Eastern Med gas evolution sweeps on

14 November 2018
23 October 2018, Week 42, Issue 697

The wave of momentum behind East Mediterranean gas plans rolled on at the turn of the fourth quarter – on the operational, financial and political fronts.

One of the parties involved in the landmark Israel-Egypt export deal publicly mooted first supplies to the North African country starting in the first quarter through the recently acquired pipeline, while the main upstream operating company completed its divestment of a stake in Israel’s second largest gas field to part-fund the purchase of the midstream infrastructure.

Egypt declared gas self-sufficiency last month and is now pursuing ambitions to become a regional transit hub. Collaboration with Cyprus to receive the island’s putative first production continues to be publicly espoused – this time in the context of support for the Greek Cypriot government amid the renewed flare-up of an offshore sovereignty dispute with Turkey.

The US’ Noble Energy and Israel’s Delek Drilling – the partners in the development of Israel’s giant Tamar and Leviathan offshore gas fields – and Cairo-owned East Gas, incorporated into the EMED Pipeline special purpose vehicle, reached an agreement in September.

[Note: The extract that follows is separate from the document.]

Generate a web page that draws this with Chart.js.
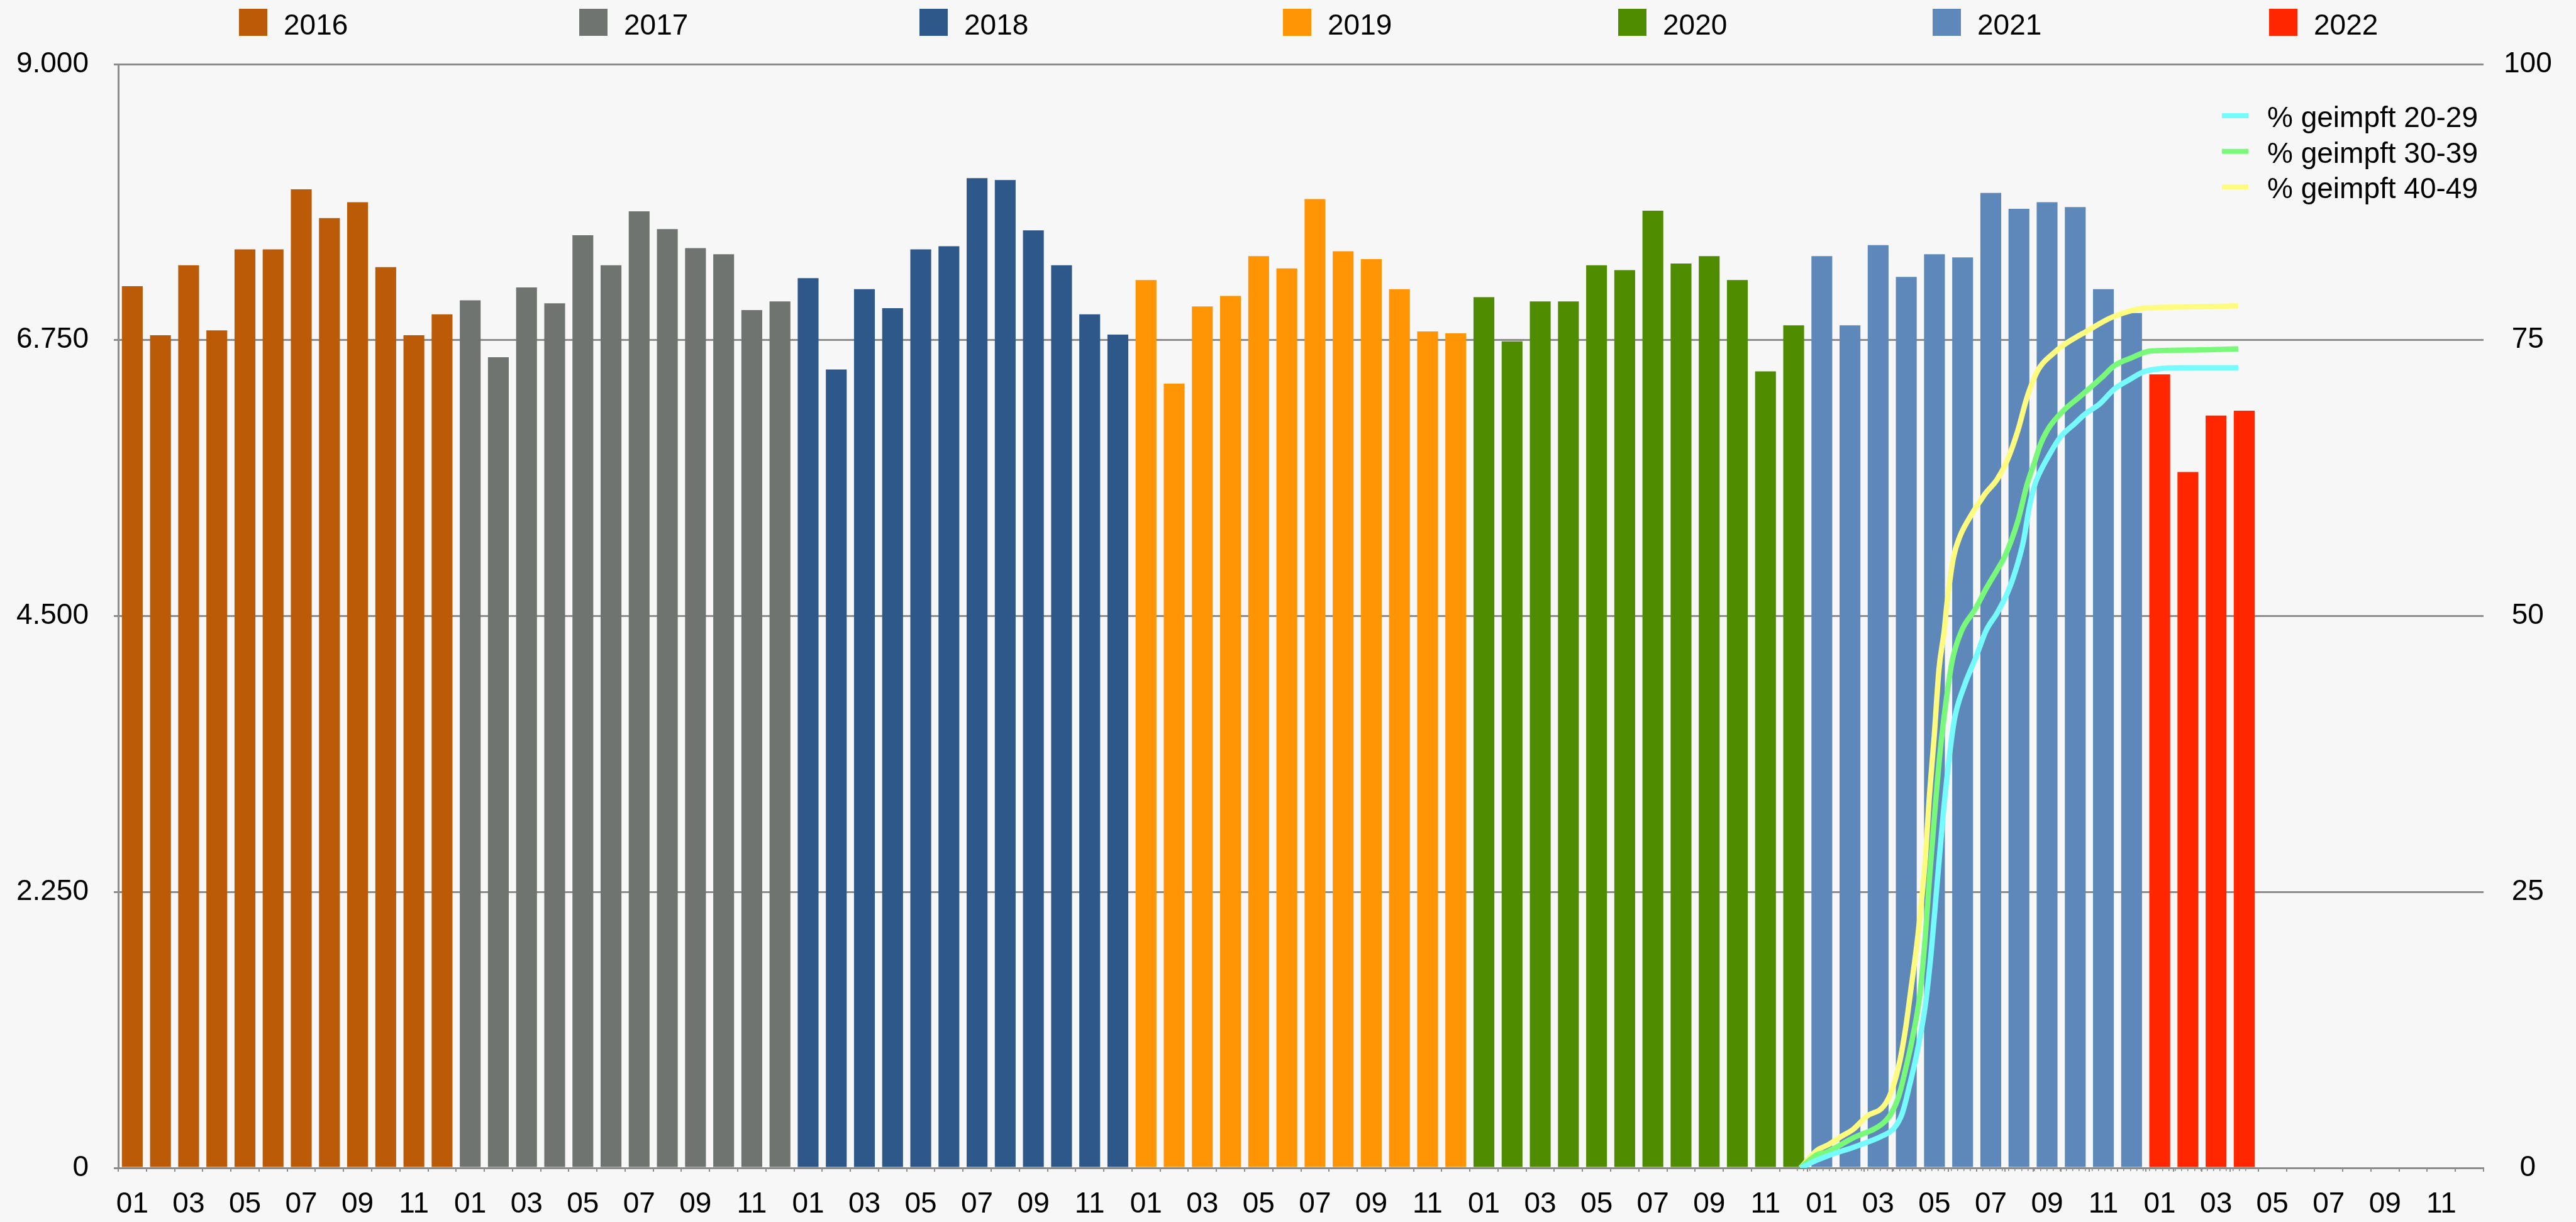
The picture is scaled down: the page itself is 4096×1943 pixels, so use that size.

This will allow the two upstream partners to use the idled East Mediterranean Gas (EMG) pipeline to fulfil a landmark US$15 billion deal signed in February to supply up to 7 bcm per year of gas for 10 years to Egypt’s privately owned Dolphinus Holdings.

The pipeline settlement entailed EMED paying US$518 million for a 39% stake in EMG – created last decade to serve a defunct intergovernmental pact to deliver gas in the opposite direction – from private Israeli and Egyptian investors, accompanied by operating rights for the 90-km line.

East Gas, a subsidiary of state-owned Egyptian General Petroleum Corp. (EGPC), also agreed to acquire 9% of EMG from Mediterranean Gas Pipeline, controlled by Turkish magnate Ali Evsen. 

A deadline of June 30 was set for the conditions precedent to be met but the partners at the time expressed hopes that completion would occur considerably sooner – and East Gas CEO officer Mohammed Saleh said in an interview in early October that deliveries were likely to commence during the first quarter.

The pipeline was expected to be classified as being good condition, he said – despite having been out of use since 2011 – and testing was scheduled to start soon, ahead of embarking on modifications to enable the flow to be reversed.

Supplies were deemed likely to begin at around 1 bcm per year – reflecting the limited spare output capacity at the Tamar field, which has been producing around 10.3 bcm per year chiefly for the domestic market bar minor exports to Jordan and which has design capacity of around 11.4 bcm.

Noble and Delek were required to sell down stakes in the Tamar licence in order to be permitted to participate in the development of the larger Leviathan field under Tel Aviv’s tortuously negotiated 2015 Natural Gas Framework regulatory agreement – with the local firm being forced to exit completely and the US operator obliged to reduce its stake from 36% to 25%.

Both companies accomplished the divestment partly by transferring stakes to the newly created Tamar Petroleum vehicle, which was listed on the Tel Aviv Stock Exchange last year – with Noble selling the company’s final remaining 7.5% interest in March for US$560 million and 38.5 million shares.

In early October, the US firm sold the stock – representing a 43.5% holding – through the bourse for just under US$165 million, in a deal presumed to be intended to raise finance for the company’s US$185 million share of the EMG acquisition cost.

Noble is leading the development of the 634 bcm Leviathan field, the estimated US$3.75 billion first phase of which is scheduled for start-up in late 2019, producing 12.4 bcm per year.

An agreement on the infrastructure to allow the Israel-Egypt supply deal to proceed came only days after Cairo and Nicosia had signed an agreement to collaborate on the development of a subsea gas pipeline from Cyprus’s estimated 127 bcm undeveloped Aphrodite field – again operated by Noble with Delek and Royal Dutch Shell Group as junior partners – to LNG export plants on Egypt’s Mediterranean coast.

Signalling their continued commitment to the latter axis, the Egyptian, Cypriot and Greek leaders convened in Crete on October 10 to discuss energy matters. However, the main message being sent was to Turkey in response to Ankara’s renewed protests earlier in the month over planned drilling in the island’s Exclusive Economic Zone (EEZ) – under offshore rights apportioned by the internationally recognised Greek Cypriot government.

US super-major ExxonMobil had stated its intent to start drilling in Block 10 in the south-west by the end of the year. In February, the Turkish government sent a warship to prevent such activity by Italy’s Eni in Block 3 in the zone’s south-east.

Ankara also reacted angrily last month to pipeline plans and in mid-October declared its intent to start its own exploration in the EEZ. “We have clearly expressed our support for Cyprus in its efforts to capitalise on the sovereign rights deriving from international law regarding [the offshore reserves] and to make progress in their exploitation,” Greek Prime Minister Alexis Tsipras proclaimed after the Crete meeting.